Yaqoub Rabi, whose wife, Aisha, was killed in 2018 when a rock struck her in the head while she was driving with her husband and nine-year-old daughter in the West Bank, said, “I am not a man of conflict. I have never taken part in the struggle, and even today, after paying such a high price, I will not let the anger in me lead me to seek revenge.”
He continued, “I want to convey to Israeli society and the world a message stemming from my deep, bleeding wound: This conflict has taken victims from all of us, and it does not distinguish between combatants and civilians, between men and women, between adults and children. So I say to you: Enough hatred and resentment. Let’s live in peace and love because we [Palestinians], just like you, love life and are doing our best just to get by.”
It was his soft voice, breaking at times as he struggled to hold back tears, that pulled me irrevocably across the very clear line that politically divides “us” from “them.”
Politically, for me, “us” includes those who understand that empathy isn’t a zero-sum resource, who recognize that both sides have just claims and grievances, and who, above all, are looking for non-violent ways to put an end to the violence. “Them” are those who believe that only we are deserving of empathy, who think that only we are right, and who believe that violence is the only option.
“Us and them” isn’t about Palestinians and Jews. I am a proud Jew, but I am not in the same camp as the Jewish teens who have been indicted for the murder of Aisha Rabi and the activists who protested their arrest. Or the Jewish terrorists who were convicted of fire-bombing the home of the Dawabsahe family in the West Bank village of Duma, killing three, including a one-year-old infant, and leaving a four-year-old with burns over 80 percent of his body. Or the Jewish terrorists who kidnapped 16-year-old Mohammed Abu Khdeir, beat him, and then burned him alive.
The Palestinian who today, of all days, tried to kill an innocent Jewish woman in the city of Kfar Saba, and the people who support him are not in my camp, either.
Another us-and-them-line was defined last night, too. The ceremony was co-sponsored by more than 40 American Jewish organizations, including the Union of Reform Judaism, which is the largest Jewish organization in the United States, as well as the New Israel Fund, Ameinu, J-Street, and Trua.
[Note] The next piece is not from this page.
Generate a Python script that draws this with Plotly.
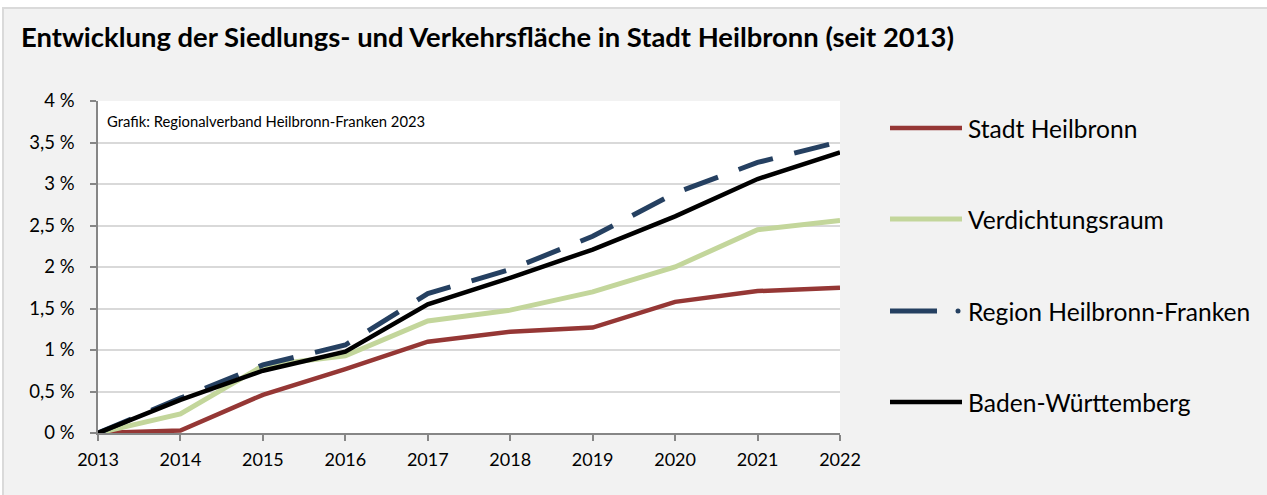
import plotly.graph_objects as go

# Jahre und kumulierte Zunahme der Siedlungs- und Verkehrsfläche (in %)
jahre = [2013, 2014, 2015, 2016, 2017, 2018, 2019, 2020, 2021, 2022]
stadt_heilbronn = [0.0, 0.03, 0.46, 0.77, 1.10, 1.22, 1.27, 1.58, 1.71, 1.75]
verdichtungsraum = [0.0, 0.23, 0.81, 0.93, 1.35, 1.48, 1.70, 2.00, 2.45, 2.56]
region_hn_franken = [0.0, 0.42, 0.82, 1.06, 1.68, 1.97, 2.37, 2.89, 3.26, 3.51]
baden_wuerttemberg = [0.0, 0.40, 0.75, 0.98, 1.55, 1.87, 2.21, 2.61, 3.06, 3.38]

y_ticks = [0, 0.5, 1, 1.5, 2, 2.5, 3, 3.5, 4]
y_labels = ["0 %", "0,5 %", "1 %", "1,5 %", "2 %", "2,5 %", "3 %", "3,5 %", "4 %"]

serien = [
    ("Stadt Heilbronn", stadt_heilbronn, "#953735", 4.5, "solid"),
    ("Verdichtungsraum", verdichtungsraum, "#c3d69b", 5, "solid"),
    ("Region Heilbronn-Franken", region_hn_franken, "#254061", 5, "36px,22px"),
    ("Baden-Württemberg", baden_wuerttemberg, "#000000", 4.5, "solid"),
]

FONT = "Lato"
fig = go.Figure()
for name, werte, farbe, breite, dash in serien:
    fig.add_trace(go.Scatter(
        x=jahre, y=werte, name=name, mode="lines",
        line=dict(color=farbe, width=breite, dash=dash),
        showlegend=False, cliponaxis=False,
    ))

# Pixelgeometrie der Seite und des Plotbereichs
W, H = 1267, 495
L, R, T, B = 98, 427, 101, 62
pw, ph = W - L - R, H - T - B

def px_x(x):
    return (x - L) / pw

def px_y(y):
    return (H - B - y) / ph

# heller Rand oben und links mit feiner Rahmenlinie
fig.add_shape(type="rect", xref="paper", yref="paper",
              x0=px_x(0), x1=px_x(W), y0=px_y(7), y1=px_y(0),
              fillcolor="#ffffff", line=dict(width=0))
fig.add_shape(type="rect", xref="paper", yref="paper",
              x0=px_x(0), x1=px_x(2), y0=px_y(H), y1=px_y(0),
              fillcolor="#ffffff", line=dict(width=0))
fig.add_shape(type="line", xref="paper", yref="paper",
              x0=px_x(2), x1=px_x(W), y0=px_y(8), y1=px_y(8),
              line=dict(color="#dadada", width=2))
fig.add_shape(type="line", xref="paper", yref="paper",
              x0=px_x(3), x1=px_x(3), y0=px_y(8), y1=px_y(H),
              line=dict(color="#dadada", width=2))

# Legende rechts neben dem Diagramm
leg_y = [128, 219, 311, 402]
for (name, _, farbe, breite, dash), yy in zip(serien, leg_y):
    if dash == "solid":
        fig.add_shape(type="line", xref="paper", yref="paper",
                      x0=px_x(890), x1=px_x(962), y0=px_y(yy), y1=px_y(yy),
                      line=dict(color=farbe, width=breite))
    else:
        fig.add_shape(type="line", xref="paper", yref="paper",
                      x0=px_x(890), x1=px_x(937), y0=px_y(yy), y1=px_y(yy),
                      line=dict(color=farbe, width=breite))
        fig.add_shape(type="circle", xref="paper", yref="paper",
                      x0=px_x(955.5), x1=px_x(960.5), y0=px_y(yy - 2.5), y1=px_y(yy + 2.5),
                      fillcolor=farbe, line=dict(width=0))
    fig.add_annotation(xref="paper", yref="paper", x=px_x(966), y=px_y(yy),
                       xanchor="left", yanchor="middle", showarrow=False,
                       text=name, font=dict(family=FONT, size=24.6, color="#000000"))

fig.add_annotation(xref="paper", yref="paper", x=px_x(105), y=px_y(121),
                   xanchor="left", yanchor="middle", showarrow=False,
                   text="Grafik: Regionalverband Heilbronn-Franken 2023",
                   font=dict(family=FONT, size=14.8, color="#000000"))

fig.update_layout(
    width=W, height=H,
    margin=dict(l=L, r=R, t=T, b=B),
    paper_bgcolor="#f2f2f2",
    plot_bgcolor="#ffffff",
    font=dict(family=FONT, size=18, color="#000000"),
    title=dict(text="<b>Entwicklung der Siedlungs- und Verkehrsfläche in Stadt Heilbronn (seit 2013)</b>",
               x=21 / W, xanchor="left", y=1 - 37 / H, yanchor="middle",
               font=dict(family=FONT, size=27.4, color="#000000")),
    xaxis=dict(range=[2013, 2022], tickvals=jahre, ticktext=[str(j) for j in jahre],
               showgrid=False, zeroline=False, showline=True, linecolor="#868686", linewidth=1.5,
               ticks="outside", ticklen=6, tickcolor="#868686", tickwidth=1.5,
               tickfont=dict(size=18), ticklabelstandoff=4),
    yaxis=dict(range=[0, 4], tickvals=y_ticks, ticktext=y_labels,
               showgrid=True, gridcolor="#d9d9d9", gridwidth=2, zeroline=False,
               showline=True, linecolor="#868686", linewidth=1.5,
               ticks="outside", ticklen=6, tickcolor="#868686", tickwidth=1.5,
               tickfont=dict(size=18.5), ticklabelstandoff=12),
)

fig.write_html("out.html")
By breaking with some of the mainstream American Jewish organizations, they are recognizing that our political camps could be better defined by the expressions of our values and commitments, not by our nationalities or ethnicities.
I am not comfortable with some of the positions expressed by some in my “us” camp. That is the reality of any kind of political belonging. There’s still a lot to be worked out.
When commemorating soldiers and victims of terror we say, “In their death, they willed us life.” Today, I think that can finally mean something.